◆ WHAT YOU NEED TO DO: Repeat the material verbatim and drop the pictures.

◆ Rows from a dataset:
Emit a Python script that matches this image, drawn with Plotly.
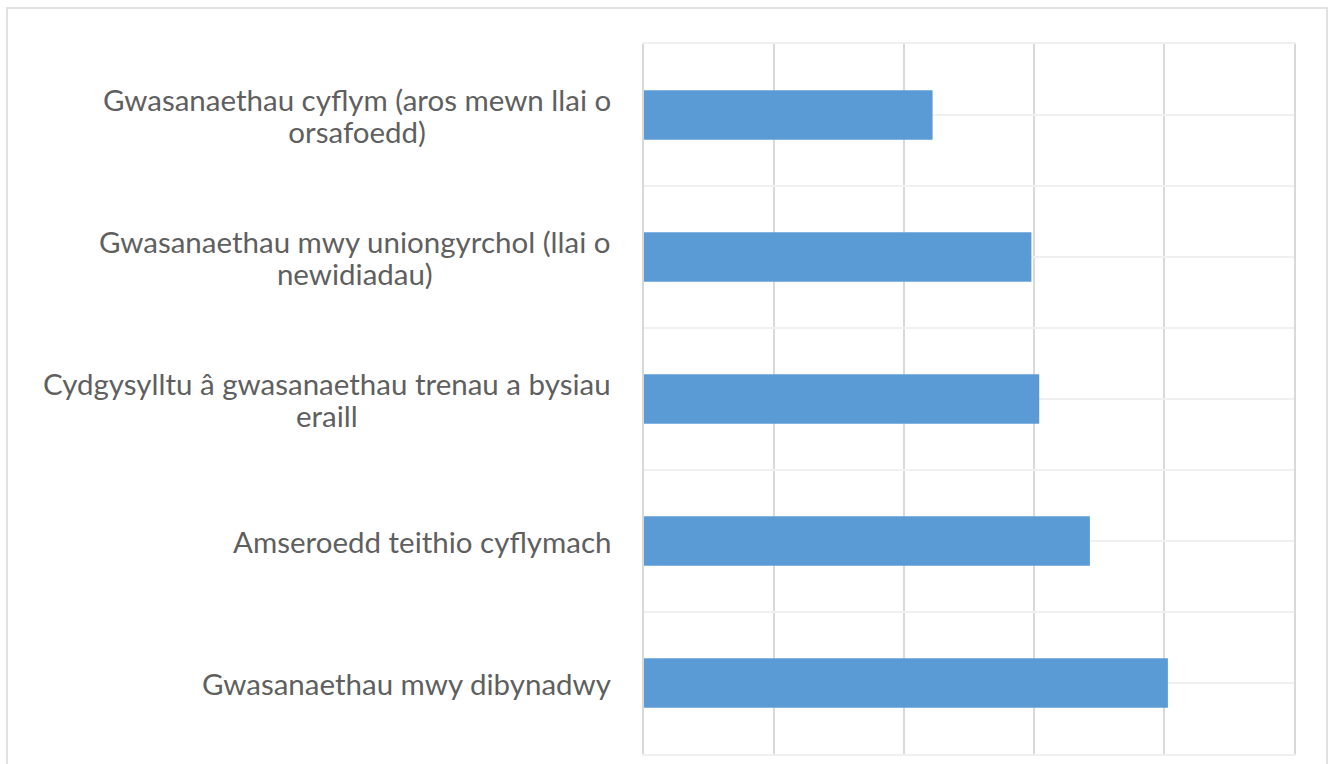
import plotly.graph_objects as go

# categories listed top to bottom, as in the chart
categories = [
    'Gwasanaethau cyflym (aros mewn llai o<br>orsafoedd)',
    'Gwasanaethau mwy uniongyrchol (llai o<br>newidiadau)',
    'Cydgysylltu â gwasanaethau trenau a bysiau<br>eraill',
    'Amseroedd teithio cyflymach',
    'Gwasanaethau mwy dibynadwy',
]
values = [22.2, 29.8, 30.4, 34.3, 40.3]

bar_color = '#5b9bd5'
grid_v = '#d9d9d9'
grid_h = '#f0f0f0'
text_grey = '#5f5f5f'

fig = go.Figure()

fig.add_trace(go.Bar(
    x=values,
    y=categories,
    orientation='h',
    marker=dict(color=bar_color, line=dict(width=0)),
    hoverinfo='x+y',
))

# invisible copy on a second y axis, only so its grid marks the category centres
fig.add_trace(go.Scatter(
    x=values,
    y=categories,
    yaxis='y2',
    mode='markers',
    marker=dict(opacity=0),
    hoverinfo='skip',
    showlegend=False,
))

# labels as annotations so wrapped lines are centred;
# small base size keeps line spacing tight, the span sets the visible size
span = '<span style="font-size:29.5px">'
for cat in categories:
    fig.add_annotation(
        x=0, xref='paper', y=cat, yref='y',
        text=span + cat.replace('<br>', '</span><br>' + span) + '</span>',
        showarrow=False,
        xanchor='right', yanchor='middle', align='center',
        xshift=-31,
        font=dict(family='Lato', size=24.6, color=text_grey),
    )

fig.update_layout(
    width=1333,
    height=764,
    margin=dict(l=644, r=39, t=44, b=10),
    paper_bgcolor='white',
    plot_bgcolor='white',
    bargap=0.65,
    showlegend=False,
    xaxis=dict(
        range=[0, 50],
        dtick=10,
        showgrid=True,
        gridcolor=grid_v,
        gridwidth=1.5,
        zeroline=False,
        showticklabels=False,
        showline=True,
        linecolor=grid_h,
        linewidth=1.5,
        mirror=True,
        fixedrange=True,
    ),
    yaxis=dict(
        type='category',
        categoryarray=categories,
        range=[4.5, -0.5],
        tickson='boundaries',
        showgrid=True,
        gridcolor=grid_h,
        gridwidth=1.5,
        showticklabels=False,
        ticks='',
        zeroline=False,
        showline=True,
        linecolor=grid_v,
        linewidth=1.5,
        mirror=True,
    ),
    yaxis2=dict(
        type='category',
        categoryarray=categories,
        range=[4.5, -0.5],
        overlaying='y',
        showgrid=True,
        gridcolor=grid_h,
        gridwidth=1.5,
        showticklabels=False,
        ticks='',
        zeroline=False,
        showline=False,
    ),
    shapes=[dict(
        type='rect', xref='paper', yref='paper',
        x0=-0.98, x1=1.0508, y0=-0.05, y1=1.0507,
        line=dict(color=grid_v, width=1.5),
        fillcolor='rgba(0,0,0,0)',
        layer='below',
    )],
)

fig.write_html('out.html', config={'displayModeBar': False},
               post_script="document.body.style.margin='0';")
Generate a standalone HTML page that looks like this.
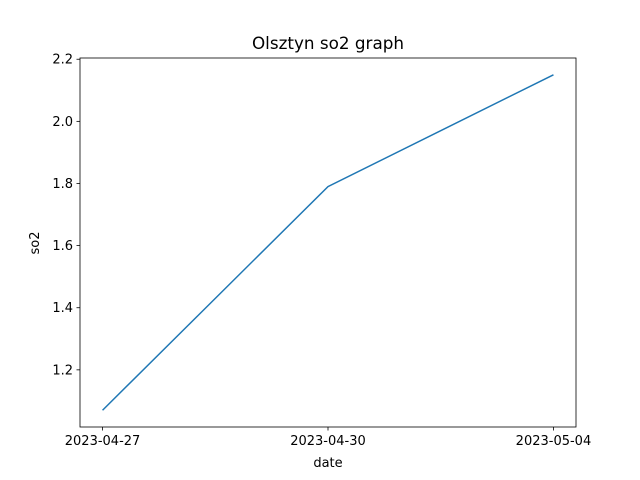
<!DOCTYPE html>
<html><head><meta charset="utf-8"><style>
body{margin:0;background:#fff;}
svg{display:block;font-family:"DejaVu Sans","Liberation Sans",sans-serif;}
</style></head><body>
<svg id="chart" width="640" height="480">
<rect width="640" height="480" fill="#fff"/>
<text x="328" y="49" font-size="16.8" text-anchor="middle">Olsztyn so2 graph</text>
<g id="axes"></g>
<text x="328" y="467" font-size="13" text-anchor="middle">date</text>
<text transform="translate(39,243) rotate(-90)" font-size="13" text-anchor="middle">so2</text>
</svg>
<script>
const categories=["2023-04-27","2023-04-30","2023-05-04"];
const values=[1.07,1.79,2.15];
const yTicks=[1.2,1.4,1.6,1.8,2.0,2.2];
const L=80,R=576,T=58,B=427;
const ns="http://www.w3.org/2000/svg";
const yMin=1.016,yMax=2.204;
const xS=i=>L+(i+0.1)/(categories.length-1+0.2)*(R-L);
const yS=v=>B-(v-yMin)/(yMax-yMin)*(B-T);
const g=document.getElementById('axes');
function mk(t,a){const e=document.createElementNS(ns,t);for(const k in a)e.setAttribute(k,a[k]);g.appendChild(e);return e;}
yTicks.forEach(v=>{
 const y=yS(v);
 const tk=mk('line',{x1:L-3.5,x2:L,y1:y,y2:y,stroke:'#000','stroke-width':0.8});
 
 
 const t=mk('text',{x:L-7,y:y+4.5,'font-size':13,'text-anchor':'end'});
 t.textContent=v.toFixed(1);
 
 
});
categories.forEach((c,i)=>{
 const x=xS(i);
 const tk=mk('line',{x1:x,x2:x,y1:B,y2:B+3.5,stroke:'#000','stroke-width':0.8});
 
 
 const t=mk('text',{x:x,y:B+18,'font-size':13,'text-anchor':'middle'});
 t.textContent=c;
 
 
});
const line=mk('polyline',{points:values.map((v,i)=>xS(i)+','+yS(v)).join(' '),fill:'none',stroke:'#1f77b4','stroke-width':1.5});


const fr=mk('rect',{x:L,y:T,width:R-L,height:B-T,fill:'none',stroke:'#000','stroke-width':0.8});


</script>
</body></html>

◆ WORKED SOLUTION:
Emit a Python script that matches this image, drawn with Plotly.
import plotly.graph_objects as go

# categories listed top to bottom, as in the chart
categories = [
    'Gwasanaethau cyflym (aros mewn llai o<br>orsafoedd)',
    'Gwasanaethau mwy uniongyrchol (llai o<br>newidiadau)',
    'Cydgysylltu â gwasanaethau trenau a bysiau<br>eraill',
    'Amseroedd teithio cyflymach',
    'Gwasanaethau mwy dibynadwy',
]
values = [22.2, 29.8, 30.4, 34.3, 40.3]

bar_color = '#5b9bd5'
grid_v = '#d9d9d9'
grid_h = '#f0f0f0'
text_grey = '#5f5f5f'

fig = go.Figure()

fig.add_trace(go.Bar(
    x=values,
    y=categories,
    orientation='h',
    marker=dict(color=bar_color, line=dict(width=0)),
    hoverinfo='x+y',
))

# invisible copy on a second y axis, only so its grid marks the category centres
fig.add_trace(go.Scatter(
    x=values,
    y=categories,
    yaxis='y2',
    mode='markers',
    marker=dict(opacity=0),
    hoverinfo='skip',
    showlegend=False,
))

# labels as annotations so wrapped lines are centred;
# small base size keeps line spacing tight, the span sets the visible size
span = '<span style="font-size:29.5px">'
for cat in categories:
    fig.add_annotation(
        x=0, xref='paper', y=cat, yref='y',
        text=span + cat.replace('<br>', '</span><br>' + span) + '</span>',
        showarrow=False,
        xanchor='right', yanchor='middle', align='center',
        xshift=-31,
        font=dict(family='Lato', size=24.6, color=text_grey),
    )

fig.update_layout(
    width=1333,
    height=764,
    margin=dict(l=644, r=39, t=44, b=10),
    paper_bgcolor='white',
    plot_bgcolor='white',
    bargap=0.65,
    showlegend=False,
    xaxis=dict(
        range=[0, 50],
        dtick=10,
        showgrid=True,
        gridcolor=grid_v,
        gridwidth=1.5,
        zeroline=False,
        showticklabels=False,
        showline=True,
        linecolor=grid_h,
        linewidth=1.5,
        mirror=True,
        fixedrange=True,
    ),
    yaxis=dict(
        type='category',
        categoryarray=categories,
        range=[4.5, -0.5],
        tickson='boundaries',
        showgrid=True,
        gridcolor=grid_h,
        gridwidth=1.5,
        showticklabels=False,
        ticks='',
        zeroline=False,
        showline=True,
        linecolor=grid_v,
        linewidth=1.5,
        mirror=True,
    ),
    yaxis2=dict(
        type='category',
        categoryarray=categories,
        range=[4.5, -0.5],
        overlaying='y',
        showgrid=True,
        gridcolor=grid_h,
        gridwidth=1.5,
        showticklabels=False,
        ticks='',
        zeroline=False,
        showline=False,
    ),
    shapes=[dict(
        type='rect', xref='paper', yref='paper',
        x0=-0.98, x1=1.0508, y0=-0.05, y1=1.0507,
        line=dict(color=grid_v, width=1.5),
        fillcolor='rgba(0,0,0,0)',
        layer='below',
    )],
)

fig.write_html('out.html', config={'displayModeBar': False},
               post_script="document.body.style.margin='0';")
Generate a standalone HTML page that looks like this.
<!DOCTYPE html>
<html><head><meta charset="utf-8"><style>
body{margin:0;background:#fff;}
svg{display:block;font-family:"DejaVu Sans","Liberation Sans",sans-serif;}
</style></head><body>
<svg id="chart" width="640" height="480">
<rect width="640" height="480" fill="#fff"/>
<text x="328" y="49" font-size="16.8" text-anchor="middle">Olsztyn so2 graph</text>
<g id="axes"></g>
<text x="328" y="467" font-size="13" text-anchor="middle">date</text>
<text transform="translate(39,243) rotate(-90)" font-size="13" text-anchor="middle">so2</text>
</svg>
<script>
const categories=["2023-04-27","2023-04-30","2023-05-04"];
const values=[1.07,1.79,2.15];
const yTicks=[1.2,1.4,1.6,1.8,2.0,2.2];
const L=80,R=576,T=58,B=427;
const ns="http://www.w3.org/2000/svg";
const yMin=1.016,yMax=2.204;
const xS=i=>L+(i+0.1)/(categories.length-1+0.2)*(R-L);
const yS=v=>B-(v-yMin)/(yMax-yMin)*(B-T);
const g=document.getElementById('axes');
function mk(t,a){const e=document.createElementNS(ns,t);for(const k in a)e.setAttribute(k,a[k]);g.appendChild(e);return e;}
yTicks.forEach(v=>{
 const y=yS(v);
 const tk=mk('line',{x1:L-3.5,x2:L,y1:y,y2:y,stroke:'#000','stroke-width':0.8});
 
 
 const t=mk('text',{x:L-7,y:y+4.5,'font-size':13,'text-anchor':'end'});
 t.textContent=v.toFixed(1);
 
 
});
categories.forEach((c,i)=>{
 const x=xS(i);
 const tk=mk('line',{x1:x,x2:x,y1:B,y2:B+3.5,stroke:'#000','stroke-width':0.8});
 
 
 const t=mk('text',{x:x,y:B+18,'font-size':13,'text-anchor':'middle'});
 t.textContent=c;
 
 
});
const line=mk('polyline',{points:values.map((v,i)=>xS(i)+','+yS(v)).join(' '),fill:'none',stroke:'#1f77b4','stroke-width':1.5});


const fr=mk('rect',{x:L,y:T,width:R-L,height:B-T,fill:'none',stroke:'#000','stroke-width':0.8});


</script>
</body></html>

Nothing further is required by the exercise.